The word ‘saint’ has unfortunately been hijacked by some of the historical churches as a designation for the heroes from the past. We have St. Patrick, St. George, St. Stephen, St. Peter, St. Paul and so on. To qualify, these men have to be dead and have their portraits put into a stained glass window with a halo above their heads!

 

But that is not so in the Bible. Every Christian, according to the New Testament, is a ‘saint’. The word translated ‘saint’ here is the word “hagios” in the Greek, and it occurs in three contexts. When this word is a noun, it is translated ‘saint’. When it is used as an adjective, a descriptive word, it’s translated ‘holy’. When it is a verb, an active word, it is translated ‘sanctified’. A saint is a holy person in the process of being sanctified.

 

What do we mean by that? None of us would claim to be ‘holy’, with our normal usage of that word. We might agree we are in the process of being sanctified, and we might dare to use the word ‘saint’ of ourselves in a safe environment of fellow Christians, but it is highly unlikely we would go into our work place and introduce ourselves as ‘Saint ….’!

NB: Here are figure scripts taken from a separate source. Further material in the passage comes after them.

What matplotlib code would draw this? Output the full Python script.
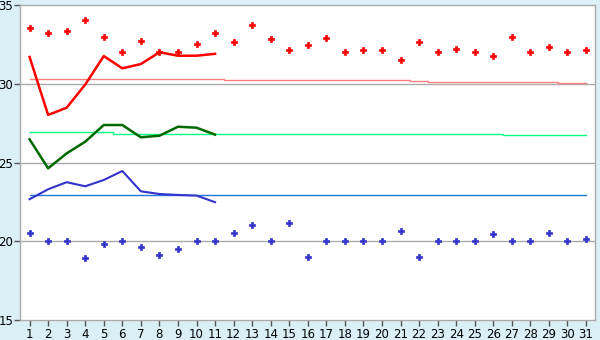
import matplotlib
matplotlib.use("Agg")
import matplotlib.pyplot as plt
import numpy as np

days = list(range(1, 32))
max_temp = [33.52, 33.2, 33.35, 34.03, 33.0, 32.0, 32.7, 32.0, 32.0, 32.5, 33.2,
            32.63, 33.71, 32.82, 32.12, 32.46, 32.88, 32.0, 32.12, 32.12, 31.49,
            32.63, 32.0, 32.18, 32.0, 31.74, 33.0, 32.0, 32.31, 32.0, 32.12]
min_temp = [20.51, 20.0, 20.0, 18.92, 19.81, 20.0, 19.62, 19.11, 19.49, 20.0, 20.0,
            20.51, 21.02, 20.0, 21.14, 18.98, 20.0, 20.0, 20.0, 20.0, 20.63,
            18.98, 20.0, 20.0, 20.0, 20.44, 20.0, 20.0, 20.51, 20.0, 20.13]
line_days = list(range(1, 12))
avg_max = [31.7, 28.02, 28.48, 29.95, 31.76, 30.98, 31.25, 32.0, 31.78, 31.78, 31.9]
avg_mean = [26.47, 24.63, 25.58, 26.32, 27.38, 27.38, 26.6, 26.7, 27.27, 27.21, 26.77]
avg_min = [22.67, 23.30, 23.75, 23.49, 23.89, 24.46, 23.17, 23.0, 22.94, 22.9, 22.48]
normal_max = [30.28]*11 + [30.22]*10 + [30.16] + [30.1]*7 + [30.03]*2
normal_mean = [26.92]*5 + [26.79]*21 + [26.75]*5
normal_min = [22.92]*31

fig = plt.figure(figsize=(6, 3.4), dpi=100)
fig.patch.set_facecolor('#daeff6')
ax = fig.add_axes([20.3/600, 20/340, 575/600, 315/340])
ax.set_facecolor('white')

for y in (20, 25, 30):
    ax.axhline(y, color='#aaaaaa', lw=1, zorder=1)

ax.plot(days, normal_max, color='#ff8080', lw=1, drawstyle='steps-mid', zorder=2)
ax.plot(days, normal_mean, color='#00ff80', lw=1, drawstyle='steps-mid', zorder=2)
ax.plot(days, normal_min, color='#2277dd', lw=1, drawstyle='steps-mid', zorder=2)

ax.plot(line_days, avg_max, color='#ff0000', lw=1.8, zorder=3)
ax.plot(line_days, avg_mean, color='#006a00', lw=1.8, zorder=3)
ax.plot(line_days, avg_min, color='#3333cc', lw=1.5, zorder=3)

ax.plot(days, max_temp, ls='none', marker='P', ms=4.3, color='#ff0000', mec='#ff0000', mew=0.5, zorder=4)
ax.plot(days, min_temp, ls='none', marker='P', ms=4.3, color='#3333cc', mec='#3333cc', mew=0.5, zorder=4)

ax.set_xlim(0.5, 31.5)
ax.set_ylim(15, 35)
ax.set_xticks(days)
ax.set_xticklabels([str(d) for d in days])
ax.set_yticks([15, 20, 25, 30, 35])
for s in ax.spines.values():
    s.set_color('#aaaaaa')
    s.set_linewidth(1)
ax.tick_params(axis='both', colors='#555555', labelcolor='black', labelsize=8.5,
               length=4, width=1, pad=2)
ax.tick_params(axis='y', pad=1)

fig.savefig('out.png', dpi=100, facecolor=fig.get_facecolor())
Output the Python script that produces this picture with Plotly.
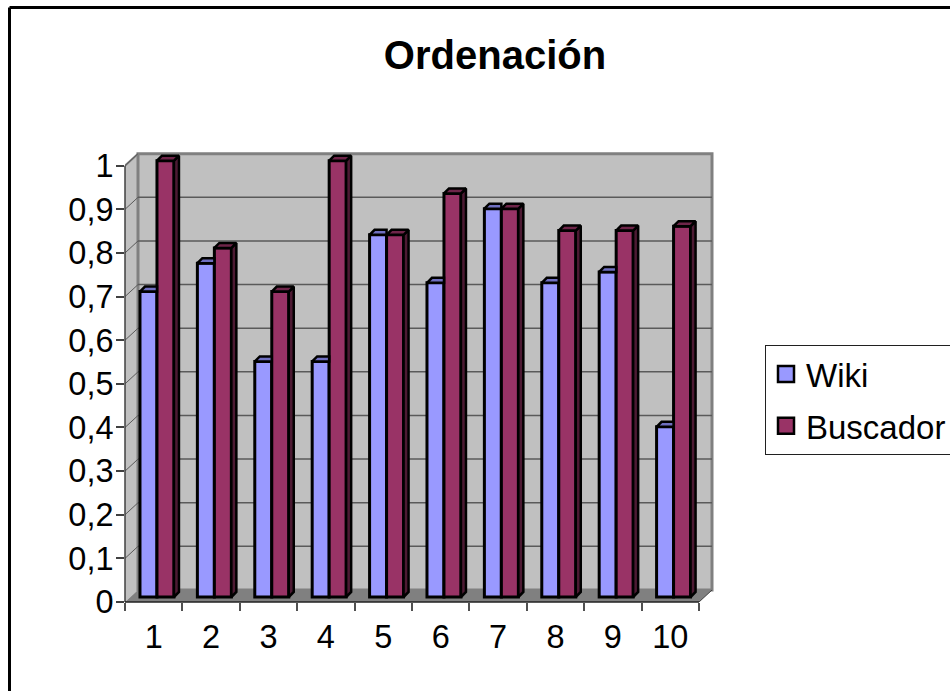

Some of us think that to be a saint means to be saintly, which has connotations of being very old, very nice, having white hair on our head, and a gentle smile on our face! But that is not what it means.

 

When we become Christians, we go through a change of identity. We used to be called ‘sinner’ but now we are called a ‘saint’; and what turns a ‘sinner’ into a ‘saint’ is a ‘Saviour’.

 

As sinners we have come short of the glory of God (which is His moral character); and what the Saviour did in saving us is that He took our sin upon Himself, the sinner, thus cleansing the sinner of his sin, then covered us with His own righteousness, and gave us a new identity: we are now ‘set apart’ (the meaning of ‘saint’) and with a new identity no longer belonging to ourselves, but to Christ who died and rose again for us.

 

To be a true Christian is to be a saint, in the process of being sanctified (‘saintified’), and who is already declared, ‘holy’, set apart for the purposes of God.



PRAYER: Lord Jesus, thank You for setting me apart for You, and making me your own. I pray that your work of sanctification in my life grows deeper and stronger in me.


TO REFLECT UPON: Am I aware that in becoming a Christian, I am actually a saint set apart for God?